At its low point, activity in an economy is advancing at considerably less than that. The economy may even be contracting. The cause may be prior action by the government to slow the economy from a previous overheated state (policy actions are blunt tools: most often they overshoot their objective) or the economy may have been hit by an out-of-the-blue event, like an oil shock or a financial crisis.
In either case, companies are laying off workers, reducing inventories, closing now-unprofitable operations …all of which is causing the slowdown to feed on itself.

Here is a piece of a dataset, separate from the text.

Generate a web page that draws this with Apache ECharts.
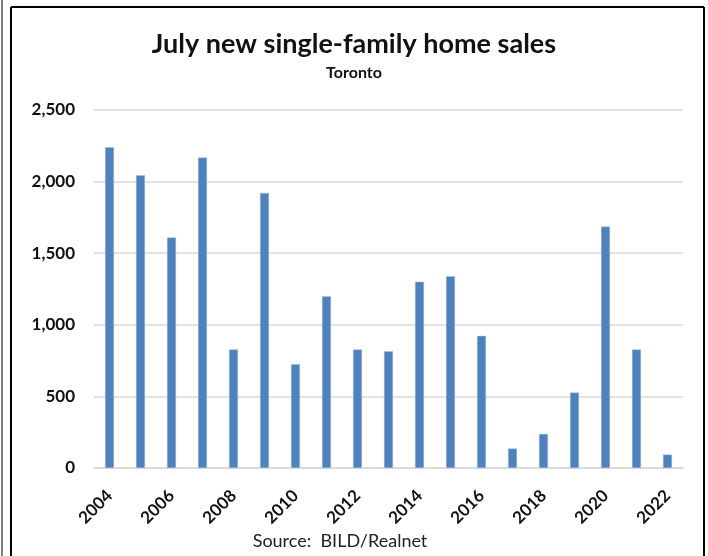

The traditional remedy to break the downward spiral is to lower interest rates–we might also describe this as lowering the cost of money by making a much larger quantity available to borrow.
What does this do?
In theory, and often also in practice, companies have a list of new capital projects they are ready to implement but which are unprofitable at the high interest rates/weak growth that accompany/trigger a slowdown. By lowering rates, the monetary authority makes at least some of those projects into moneymakers. So companies commit to new capital projects. They hire planners and construction firms; they buy machinery; they hire workers to staff new plants.

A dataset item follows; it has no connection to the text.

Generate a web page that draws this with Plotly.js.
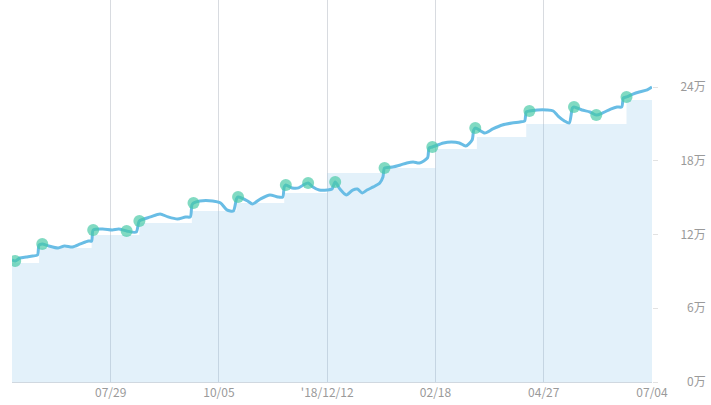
<!DOCTYPE html>
<html>
<head>
<meta charset="utf-8">
<script src="https://cdn.plot.ly/plotly-3.0.1.min.js"></script>
<style>html,body{margin:0;padding:0;background:#fff;}#chart{width:711px;height:405px;}</style>
</head>
<body>
<div id="chart"></div>
<script>
// Asset value line (unit: 万)
const lineDates = ["2018-05-28","2018-05-30","2018-06-02","2018-06-06","2018-06-10","2018-06-13","2018-06-14","2018-06-16","2018-06-20","2018-06-26","2018-06-30","2018-07-05","2018-07-10","2018-07-15","2018-07-17","2018-07-18","2018-07-24","2018-07-30","2018-08-03","2018-08-08","2018-08-14","2018-08-16","2018-08-23","2018-08-29","2018-09-03","2018-09-09","2018-09-14","2018-09-17","2018-09-18","2018-09-19","2018-09-23","2018-10-01","2018-10-06","2018-10-10","2018-10-14","2018-10-16","2018-10-17","2018-10-23","2018-10-26","2018-10-31","2018-11-06","2018-11-11","2018-11-14","2018-11-15","2018-11-16","2018-11-20","2018-11-24","2018-11-27","2018-11-30","2018-12-03","2018-12-07","2018-12-12","2018-12-15","2018-12-17","2018-12-20","2018-12-24","2018-12-28","2018-12-31","2019-01-03","2019-01-06","2019-01-10","2019-01-14","2019-01-16","2019-01-17","2019-01-22","2019-01-27","2019-01-31","2019-02-04","2019-02-08","2019-02-13","2019-02-14","2019-02-16","2019-02-23","2019-02-28","2019-03-05","2019-03-09","2019-03-13","2019-03-14","2019-03-15","2019-03-21","2019-03-26","2019-04-01","2019-04-07","2019-04-12","2019-04-15","2019-04-16","2019-04-18","2019-04-23","2019-04-29","2019-05-03","2019-05-06","2019-05-10","2019-05-13","2019-05-15","2019-05-16","2019-05-21","2019-05-26","2019-05-30","2019-06-03","2019-06-08","2019-06-12","2019-06-15","2019-06-16","2019-06-18","2019-06-22","2019-06-26","2019-07-01","2019-07-04"];
const lineValues = [9.93,9.85,10.09,10.17,10.25,10.33,11.15,11.23,11.07,10.90,11.07,10.98,11.23,11.47,11.47,12.37,12.45,12.37,12.45,12.29,12.20,13.10,13.43,13.67,13.43,13.26,13.43,13.43,14.40,14.56,14.73,14.73,14.56,14.00,13.91,14.89,15.05,14.73,14.48,14.89,15.22,15.05,15.05,15.87,16.03,15.79,15.79,16.03,16.19,15.87,15.62,15.62,15.70,16.27,15.70,15.22,15.62,15.70,15.38,15.62,15.87,16.19,16.68,17.41,17.49,17.66,17.82,17.90,17.82,18.23,19.04,19.12,19.45,19.53,19.45,19.20,19.69,20.50,20.67,20.26,20.59,20.91,21.07,21.16,21.24,21.97,22.05,22.13,22.13,22.05,21.64,21.24,21.07,22.29,22.38,22.13,21.97,21.72,21.89,22.21,22.38,22.38,23.11,23.19,23.43,23.60,23.76,24.00];

// Purchase markers
const markerDates = ["2018-05-30","2018-06-16","2018-07-18","2018-08-08","2018-08-16","2018-09-19","2018-10-17","2018-11-16","2018-11-30","2018-12-17","2019-01-17","2019-02-16","2019-03-15","2019-04-18","2019-05-16","2019-05-30","2019-06-18"];
const markerValues = [9.85,11.23,12.37,12.29,13.10,14.56,15.05,16.03,16.19,16.27,17.41,19.12,20.67,22.05,22.38,21.72,23.19];

// Principal (step area)
const stepDates = ["2018-05-28","2018-06-14","2018-07-17","2018-08-16","2018-09-18","2018-10-16","2018-11-15","2018-12-12","2019-01-16","2019-02-18","2019-03-16","2019-04-16","2019-06-18","2019-07-04"];
const stepValues = [9.68,10.90,11.96,12.94,13.91,14.56,15.38,17.00,17.41,18.96,19.93,20.99,22.95,22.95];

// Axis ticks
const xTickVals = ["2018-07-29","2018-10-05","2018-12-12","2019-02-18","2019-04-27","2019-07-04"];
const xTickText = ["07/29","10/05","'18/12/12","02/18","04/27","07/04"];
const yTickVals = [0,6,12,18,24];
const yTickText = ["\u20070万","\u20076万","12万","18万","24万"];

const traces = [
  {x: stepDates, y: stepValues, type: 'scatter', mode: 'lines', line: {shape: 'hv', width: 0, color: 'rgba(0,0,0,0)'}, fill: 'tozeroy', fillcolor: 'rgba(140,195,235,0.24)', hoverinfo: 'skip'},
  {x: lineDates, y: lineValues, type: 'scatter', mode: 'lines', line: {color: '#69bde5', width: 3, shape: 'spline', smoothing: 0.7}, hoverinfo: 'skip'},
  {x: markerDates, y: markerValues, type: 'scatter', mode: 'markers', marker: {size: 12, color: 'rgba(70,200,165,0.68)', line: {width: 0}}, hoverinfo: 'skip'}
];

const layout = {
  width: 711, height: 405,
  margin: {l: 12, r: 59, t: 0, b: 23},
  paper_bgcolor: '#fff', plot_bgcolor: '#fff',
  showlegend: false,
  font: {family: '"Noto Sans CJK SC", "Noto Sans", sans-serif', size: 12, color: '#9a9a9a'},
  xaxis: {
    type: 'date', range: ['2018-05-28', '2019-07-04'],
    tickvals: xTickVals, ticktext: xTickText,
    showgrid: true, gridcolor: '#d8dbe0', gridwidth: 1,
    showline: true, linecolor: '#d0d8e0', linewidth: 1,
    ticks: '', zeroline: false,
    tickfont: {size: 12, color: '#9a9a9a'}
  },
  yaxis: {
    side: 'right', range: [0, 31.08],
    tickvals: yTickVals, ticktext: yTickText,
    showgrid: false, zeroline: false, showline: false,
    ticks: 'outside', ticklen: 5, tickcolor: '#e2e2e2', tickwidth: 1,
    ticklabelstandoff: 20,
    tickfont: {size: 12, color: '#9a9a9a'}
  }
};

Plotly.newPlot('chart', traces, layout, {displayModeBar: false, staticPlot: true});
</script>
</body>
</html>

As these formerly unemployed workers get paychecks, they begin to consume more–they buy clothes, and then houses and new cars. They begin to eat restaurant meals and go on vacations again. As consumer-oriented service industries see their businesses picking up, they begin to hire again, too–adding to the new wave of consumer spending. At the same time, the supply chain begins to expand inventories to be able to satisfy rising demand. Similarly, manufacturers hire more workers and begin to expand their own productive capacity.

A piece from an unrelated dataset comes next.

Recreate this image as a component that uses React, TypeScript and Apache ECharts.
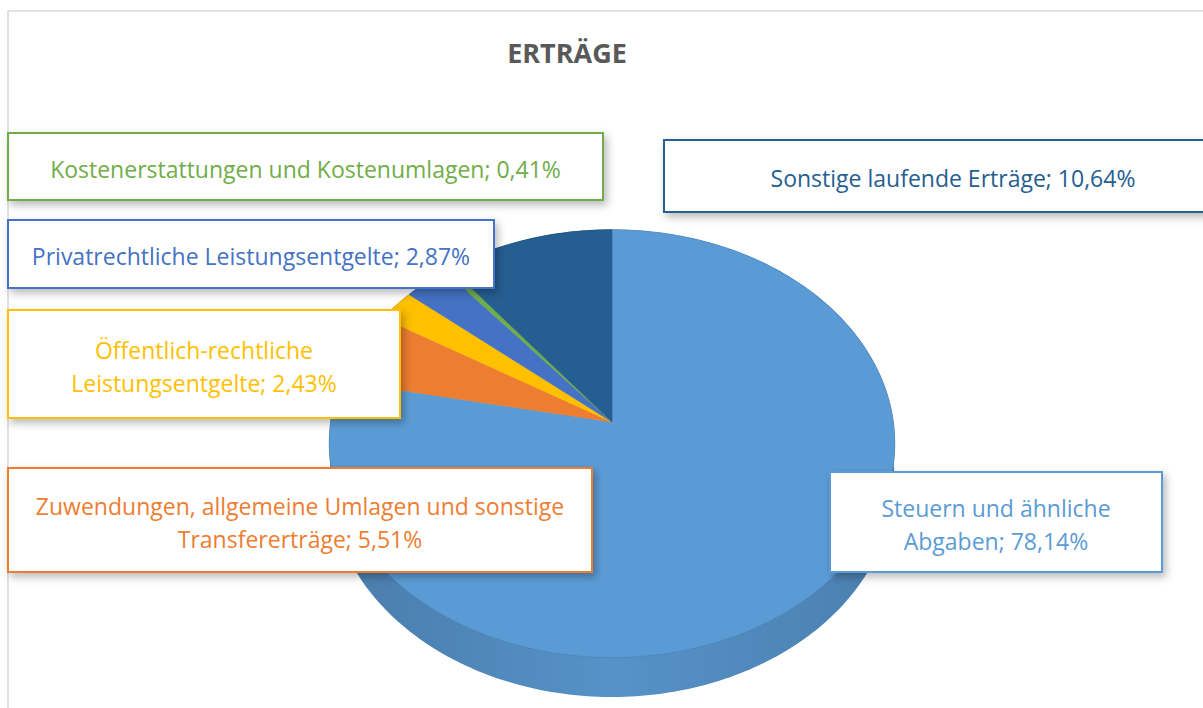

In this way, self-feeding slowdown turns into self-feeding expansion.
At some point, the economy reaches full employment. Companies want to continue to expand because they now see many profitable investment projects. But there are no more unemployed workers. So firms begin to offer higher wages to bid workers away from other firms. They begin to raise prices to cover their higher costs. This activity doesn’t create more output, however. It only creates inflation.
Either in anticipation of, or in reaction to, budding inflation the monetary authority begins to raise interest rates to cool down the now feverish expansion. It keeps rates high until it begins to see signs of slowdown–inventory reductions, new project cancellations, layoffs.
The economy eventually reaches a low point …and the cycle begins again.
–in the model just described, industry recovers first, followed by consumers. This happens in most of the world. In the US, however, as soon as interest rates begin to decline, the consumer typically begins to spend again. Business follows with a lag.
–conventional wisdom is that money policy actions need 12 – 18 months to take full effect. In the current situation, short-term interest rates have been effectively at zero for eight years (!!) without seeing a sharp surge in economic growth in either the US or the EU.
–economists have been concerned for years that there’s been no oomph in capital spending in the developed world, despite low rates. The traditional model explains he concern–business capital spending is thought to be a key element in any recovery.